YOUR OBJECTIVE | Output exactly, and only, the lines from the line containing "Rebuild this chart" through the line containing "58.6, 58.3, 58.0, 57.7];", both included.

PROVIDED MATERIAL |

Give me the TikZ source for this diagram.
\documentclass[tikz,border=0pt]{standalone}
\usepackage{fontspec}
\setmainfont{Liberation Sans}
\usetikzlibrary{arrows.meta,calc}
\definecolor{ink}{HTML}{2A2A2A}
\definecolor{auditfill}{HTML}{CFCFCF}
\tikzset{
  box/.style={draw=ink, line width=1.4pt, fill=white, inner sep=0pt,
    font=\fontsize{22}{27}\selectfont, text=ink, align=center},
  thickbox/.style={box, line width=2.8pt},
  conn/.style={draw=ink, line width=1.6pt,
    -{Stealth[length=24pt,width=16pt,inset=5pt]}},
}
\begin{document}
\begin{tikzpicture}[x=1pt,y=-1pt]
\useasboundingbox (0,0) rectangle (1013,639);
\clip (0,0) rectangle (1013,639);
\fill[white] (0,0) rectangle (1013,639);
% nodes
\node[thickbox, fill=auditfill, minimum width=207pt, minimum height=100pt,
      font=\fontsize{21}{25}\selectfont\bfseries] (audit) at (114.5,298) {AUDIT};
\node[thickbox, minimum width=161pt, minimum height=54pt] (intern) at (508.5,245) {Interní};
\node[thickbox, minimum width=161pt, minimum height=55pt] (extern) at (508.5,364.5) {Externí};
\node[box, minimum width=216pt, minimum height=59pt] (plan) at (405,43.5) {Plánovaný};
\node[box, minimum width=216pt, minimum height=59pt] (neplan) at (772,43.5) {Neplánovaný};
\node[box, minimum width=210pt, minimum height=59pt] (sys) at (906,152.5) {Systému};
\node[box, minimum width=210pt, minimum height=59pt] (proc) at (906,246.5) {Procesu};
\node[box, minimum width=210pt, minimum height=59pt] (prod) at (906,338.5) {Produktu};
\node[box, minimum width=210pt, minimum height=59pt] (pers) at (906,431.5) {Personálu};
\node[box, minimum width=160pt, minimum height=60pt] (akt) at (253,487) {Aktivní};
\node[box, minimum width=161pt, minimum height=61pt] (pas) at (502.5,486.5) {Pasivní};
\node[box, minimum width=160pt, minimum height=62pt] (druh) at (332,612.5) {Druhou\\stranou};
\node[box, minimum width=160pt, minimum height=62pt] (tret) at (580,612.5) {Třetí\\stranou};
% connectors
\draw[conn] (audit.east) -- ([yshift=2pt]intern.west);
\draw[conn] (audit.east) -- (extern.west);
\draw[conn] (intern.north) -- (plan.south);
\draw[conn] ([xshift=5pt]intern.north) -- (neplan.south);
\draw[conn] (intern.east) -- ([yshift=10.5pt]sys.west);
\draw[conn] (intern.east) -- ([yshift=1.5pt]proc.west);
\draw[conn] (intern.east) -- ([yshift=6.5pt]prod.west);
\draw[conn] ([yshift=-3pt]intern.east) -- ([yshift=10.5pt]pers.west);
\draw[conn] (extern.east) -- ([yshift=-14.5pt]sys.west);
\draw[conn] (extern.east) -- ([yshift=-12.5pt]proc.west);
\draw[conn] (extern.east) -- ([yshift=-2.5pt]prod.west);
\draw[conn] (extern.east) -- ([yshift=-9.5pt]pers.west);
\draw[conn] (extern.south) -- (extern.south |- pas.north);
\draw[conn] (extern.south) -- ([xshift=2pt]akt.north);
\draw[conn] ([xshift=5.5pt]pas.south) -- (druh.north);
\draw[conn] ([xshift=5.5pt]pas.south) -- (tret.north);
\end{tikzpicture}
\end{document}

--

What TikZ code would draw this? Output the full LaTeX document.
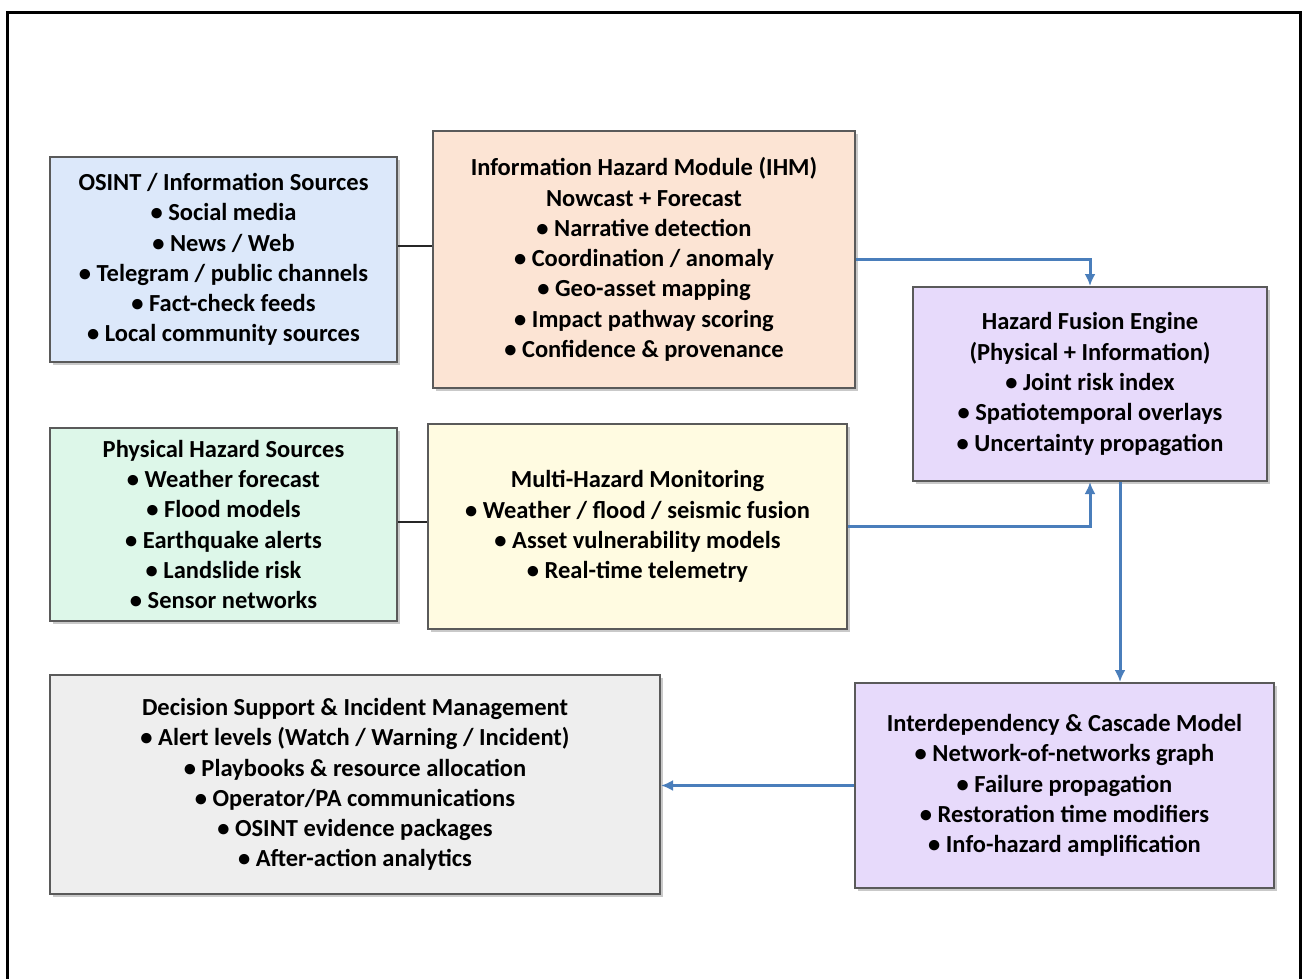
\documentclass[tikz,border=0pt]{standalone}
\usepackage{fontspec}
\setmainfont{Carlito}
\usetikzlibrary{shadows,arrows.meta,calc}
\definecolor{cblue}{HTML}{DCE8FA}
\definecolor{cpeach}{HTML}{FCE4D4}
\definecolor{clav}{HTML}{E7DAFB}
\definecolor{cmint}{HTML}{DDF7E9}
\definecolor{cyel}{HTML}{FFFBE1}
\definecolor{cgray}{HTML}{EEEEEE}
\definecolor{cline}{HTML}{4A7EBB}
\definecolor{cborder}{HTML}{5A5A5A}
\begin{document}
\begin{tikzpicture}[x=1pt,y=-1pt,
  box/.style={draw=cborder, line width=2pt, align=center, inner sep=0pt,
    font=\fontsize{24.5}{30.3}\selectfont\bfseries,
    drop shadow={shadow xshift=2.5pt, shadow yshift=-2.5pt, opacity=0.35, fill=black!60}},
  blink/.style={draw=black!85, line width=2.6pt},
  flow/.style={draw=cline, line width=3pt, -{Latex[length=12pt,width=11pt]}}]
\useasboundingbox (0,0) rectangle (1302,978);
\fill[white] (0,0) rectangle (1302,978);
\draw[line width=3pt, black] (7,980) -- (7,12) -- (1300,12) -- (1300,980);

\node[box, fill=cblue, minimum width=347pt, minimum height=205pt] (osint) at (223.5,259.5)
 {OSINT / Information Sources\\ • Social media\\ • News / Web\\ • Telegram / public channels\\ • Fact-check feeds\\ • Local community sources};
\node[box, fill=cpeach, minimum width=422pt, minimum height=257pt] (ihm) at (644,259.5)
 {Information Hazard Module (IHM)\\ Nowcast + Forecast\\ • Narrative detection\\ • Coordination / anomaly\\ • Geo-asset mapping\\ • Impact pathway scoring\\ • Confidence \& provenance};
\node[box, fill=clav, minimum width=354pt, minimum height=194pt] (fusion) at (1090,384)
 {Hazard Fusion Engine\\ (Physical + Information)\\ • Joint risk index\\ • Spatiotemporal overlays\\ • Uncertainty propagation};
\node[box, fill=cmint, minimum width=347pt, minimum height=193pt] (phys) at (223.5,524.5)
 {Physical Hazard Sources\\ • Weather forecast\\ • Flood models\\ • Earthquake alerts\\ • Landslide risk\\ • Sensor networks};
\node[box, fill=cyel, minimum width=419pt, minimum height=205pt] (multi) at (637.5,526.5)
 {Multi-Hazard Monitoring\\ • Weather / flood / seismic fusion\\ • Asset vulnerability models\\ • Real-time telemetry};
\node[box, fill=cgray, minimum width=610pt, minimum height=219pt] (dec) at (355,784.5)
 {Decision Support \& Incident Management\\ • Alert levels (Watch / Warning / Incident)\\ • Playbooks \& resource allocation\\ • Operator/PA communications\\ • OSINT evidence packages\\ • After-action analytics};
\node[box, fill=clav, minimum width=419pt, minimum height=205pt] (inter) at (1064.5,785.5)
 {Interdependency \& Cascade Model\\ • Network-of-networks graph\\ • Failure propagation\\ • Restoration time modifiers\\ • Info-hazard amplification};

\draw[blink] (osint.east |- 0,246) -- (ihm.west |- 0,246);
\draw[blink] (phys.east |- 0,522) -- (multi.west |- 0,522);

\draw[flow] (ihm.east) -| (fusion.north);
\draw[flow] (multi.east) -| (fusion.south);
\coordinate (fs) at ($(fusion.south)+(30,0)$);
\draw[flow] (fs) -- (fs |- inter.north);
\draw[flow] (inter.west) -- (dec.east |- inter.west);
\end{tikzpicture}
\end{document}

--

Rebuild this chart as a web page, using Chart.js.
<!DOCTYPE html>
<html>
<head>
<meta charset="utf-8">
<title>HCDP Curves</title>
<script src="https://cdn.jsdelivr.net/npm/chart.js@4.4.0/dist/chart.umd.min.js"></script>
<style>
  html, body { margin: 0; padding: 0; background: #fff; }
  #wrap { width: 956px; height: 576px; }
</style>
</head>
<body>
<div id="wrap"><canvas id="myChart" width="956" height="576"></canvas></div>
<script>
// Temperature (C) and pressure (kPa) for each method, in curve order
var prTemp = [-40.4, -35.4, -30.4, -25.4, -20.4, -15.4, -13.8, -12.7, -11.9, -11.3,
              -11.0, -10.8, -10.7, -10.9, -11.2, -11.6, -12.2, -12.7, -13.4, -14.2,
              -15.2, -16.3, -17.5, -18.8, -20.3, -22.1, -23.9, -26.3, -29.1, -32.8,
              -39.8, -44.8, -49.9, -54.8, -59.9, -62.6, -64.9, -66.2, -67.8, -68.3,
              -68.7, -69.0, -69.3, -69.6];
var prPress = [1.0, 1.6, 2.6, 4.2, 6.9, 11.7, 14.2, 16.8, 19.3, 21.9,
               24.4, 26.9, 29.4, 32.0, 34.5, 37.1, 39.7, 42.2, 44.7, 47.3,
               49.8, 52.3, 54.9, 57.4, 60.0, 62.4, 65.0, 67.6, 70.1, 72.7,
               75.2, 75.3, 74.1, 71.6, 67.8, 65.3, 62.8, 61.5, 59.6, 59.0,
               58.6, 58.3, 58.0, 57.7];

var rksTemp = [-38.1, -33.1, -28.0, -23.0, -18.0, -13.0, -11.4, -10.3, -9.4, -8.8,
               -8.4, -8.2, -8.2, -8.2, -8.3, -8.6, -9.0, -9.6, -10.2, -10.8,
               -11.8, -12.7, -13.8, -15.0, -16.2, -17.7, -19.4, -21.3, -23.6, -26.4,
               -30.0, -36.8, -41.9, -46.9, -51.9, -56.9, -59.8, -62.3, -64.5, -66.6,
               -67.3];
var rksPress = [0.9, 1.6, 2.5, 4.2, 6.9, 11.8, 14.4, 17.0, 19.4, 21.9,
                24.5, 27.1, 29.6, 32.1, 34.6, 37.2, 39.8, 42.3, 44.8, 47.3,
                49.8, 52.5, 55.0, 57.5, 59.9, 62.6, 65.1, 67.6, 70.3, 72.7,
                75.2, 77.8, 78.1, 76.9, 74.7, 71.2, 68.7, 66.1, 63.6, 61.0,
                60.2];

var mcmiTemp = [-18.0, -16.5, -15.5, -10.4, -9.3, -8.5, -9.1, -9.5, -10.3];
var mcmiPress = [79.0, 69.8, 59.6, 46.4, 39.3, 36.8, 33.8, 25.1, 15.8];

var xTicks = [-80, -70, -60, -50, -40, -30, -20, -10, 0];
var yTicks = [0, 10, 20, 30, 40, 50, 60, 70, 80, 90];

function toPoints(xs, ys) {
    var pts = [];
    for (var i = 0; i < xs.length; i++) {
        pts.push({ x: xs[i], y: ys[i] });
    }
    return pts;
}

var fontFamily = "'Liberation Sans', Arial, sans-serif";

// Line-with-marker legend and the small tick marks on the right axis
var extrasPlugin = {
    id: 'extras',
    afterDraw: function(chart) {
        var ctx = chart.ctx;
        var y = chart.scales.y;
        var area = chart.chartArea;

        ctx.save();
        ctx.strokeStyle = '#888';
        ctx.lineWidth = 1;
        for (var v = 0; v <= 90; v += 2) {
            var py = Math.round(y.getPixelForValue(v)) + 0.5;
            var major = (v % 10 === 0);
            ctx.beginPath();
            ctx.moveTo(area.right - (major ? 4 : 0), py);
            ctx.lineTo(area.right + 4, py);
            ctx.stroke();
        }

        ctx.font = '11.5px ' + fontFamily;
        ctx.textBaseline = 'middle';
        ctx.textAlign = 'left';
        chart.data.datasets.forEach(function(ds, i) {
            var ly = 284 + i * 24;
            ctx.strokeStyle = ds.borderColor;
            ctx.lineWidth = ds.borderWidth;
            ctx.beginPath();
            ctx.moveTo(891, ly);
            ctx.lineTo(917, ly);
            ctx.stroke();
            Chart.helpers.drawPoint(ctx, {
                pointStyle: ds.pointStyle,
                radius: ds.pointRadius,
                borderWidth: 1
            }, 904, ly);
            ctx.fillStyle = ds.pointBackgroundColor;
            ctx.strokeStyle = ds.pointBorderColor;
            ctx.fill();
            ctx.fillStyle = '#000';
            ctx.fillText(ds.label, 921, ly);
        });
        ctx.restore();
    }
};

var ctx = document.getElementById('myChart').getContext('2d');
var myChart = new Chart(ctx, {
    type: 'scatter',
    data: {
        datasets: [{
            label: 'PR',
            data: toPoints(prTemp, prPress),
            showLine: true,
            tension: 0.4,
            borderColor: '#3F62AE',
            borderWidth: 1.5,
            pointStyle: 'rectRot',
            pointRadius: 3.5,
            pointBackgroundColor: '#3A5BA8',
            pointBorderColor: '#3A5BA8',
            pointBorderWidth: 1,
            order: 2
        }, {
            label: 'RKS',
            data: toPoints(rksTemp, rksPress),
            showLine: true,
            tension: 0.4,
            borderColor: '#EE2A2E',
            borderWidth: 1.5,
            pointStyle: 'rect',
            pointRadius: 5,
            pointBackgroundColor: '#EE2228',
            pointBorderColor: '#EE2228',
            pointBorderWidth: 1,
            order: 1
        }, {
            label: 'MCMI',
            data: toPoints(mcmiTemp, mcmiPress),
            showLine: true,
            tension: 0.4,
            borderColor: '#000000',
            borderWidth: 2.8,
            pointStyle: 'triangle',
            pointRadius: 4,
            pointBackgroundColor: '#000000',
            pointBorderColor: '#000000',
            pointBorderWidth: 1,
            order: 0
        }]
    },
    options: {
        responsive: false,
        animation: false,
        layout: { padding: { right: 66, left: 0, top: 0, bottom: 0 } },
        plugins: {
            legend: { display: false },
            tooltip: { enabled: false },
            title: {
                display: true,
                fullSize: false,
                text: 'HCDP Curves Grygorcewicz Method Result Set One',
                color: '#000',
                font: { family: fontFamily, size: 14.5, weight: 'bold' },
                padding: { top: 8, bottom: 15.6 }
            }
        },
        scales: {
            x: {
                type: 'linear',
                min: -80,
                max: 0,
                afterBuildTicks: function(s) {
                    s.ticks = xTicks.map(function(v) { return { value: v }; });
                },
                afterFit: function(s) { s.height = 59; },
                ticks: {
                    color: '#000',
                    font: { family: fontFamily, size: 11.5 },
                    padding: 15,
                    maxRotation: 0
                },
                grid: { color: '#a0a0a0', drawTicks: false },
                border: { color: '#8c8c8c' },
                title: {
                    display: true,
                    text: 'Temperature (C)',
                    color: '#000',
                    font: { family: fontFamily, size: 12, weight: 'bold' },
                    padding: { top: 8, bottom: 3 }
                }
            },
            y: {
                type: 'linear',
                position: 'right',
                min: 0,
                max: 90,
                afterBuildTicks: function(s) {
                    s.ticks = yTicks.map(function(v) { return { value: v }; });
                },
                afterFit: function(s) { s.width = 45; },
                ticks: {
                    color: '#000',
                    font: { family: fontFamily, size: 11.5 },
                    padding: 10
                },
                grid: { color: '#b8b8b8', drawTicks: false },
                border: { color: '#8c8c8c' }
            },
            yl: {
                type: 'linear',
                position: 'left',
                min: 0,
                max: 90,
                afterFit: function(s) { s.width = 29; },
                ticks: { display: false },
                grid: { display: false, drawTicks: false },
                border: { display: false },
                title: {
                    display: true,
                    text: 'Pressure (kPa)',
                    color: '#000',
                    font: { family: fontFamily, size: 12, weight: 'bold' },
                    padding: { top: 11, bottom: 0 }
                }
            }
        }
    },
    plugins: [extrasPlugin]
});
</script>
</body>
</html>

OUTPUT BELOW |
Rebuild this chart as a web page, using Chart.js.
<!DOCTYPE html>
<html>
<head>
<meta charset="utf-8">
<title>HCDP Curves</title>
<script src="https://cdn.jsdelivr.net/npm/chart.js@4.4.0/dist/chart.umd.min.js"></script>
<style>
  html, body { margin: 0; padding: 0; background: #fff; }
  #wrap { width: 956px; height: 576px; }
</style>
</head>
<body>
<div id="wrap"><canvas id="myChart" width="956" height="576"></canvas></div>
<script>
// Temperature (C) and pressure (kPa) for each method, in curve order
var prTemp = [-40.4, -35.4, -30.4, -25.4, -20.4, -15.4, -13.8, -12.7, -11.9, -11.3,
              -11.0, -10.8, -10.7, -10.9, -11.2, -11.6, -12.2, -12.7, -13.4, -14.2,
              -15.2, -16.3, -17.5, -18.8, -20.3, -22.1, -23.9, -26.3, -29.1, -32.8,
              -39.8, -44.8, -49.9, -54.8, -59.9, -62.6, -64.9, -66.2, -67.8, -68.3,
              -68.7, -69.0, -69.3, -69.6];
var prPress = [1.0, 1.6, 2.6, 4.2, 6.9, 11.7, 14.2, 16.8, 19.3, 21.9,
               24.4, 26.9, 29.4, 32.0, 34.5, 37.1, 39.7, 42.2, 44.7, 47.3,
               49.8, 52.3, 54.9, 57.4, 60.0, 62.4, 65.0, 67.6, 70.1, 72.7,
               75.2, 75.3, 74.1, 71.6, 67.8, 65.3, 62.8, 61.5, 59.6, 59.0,
               58.6, 58.3, 58.0, 57.7];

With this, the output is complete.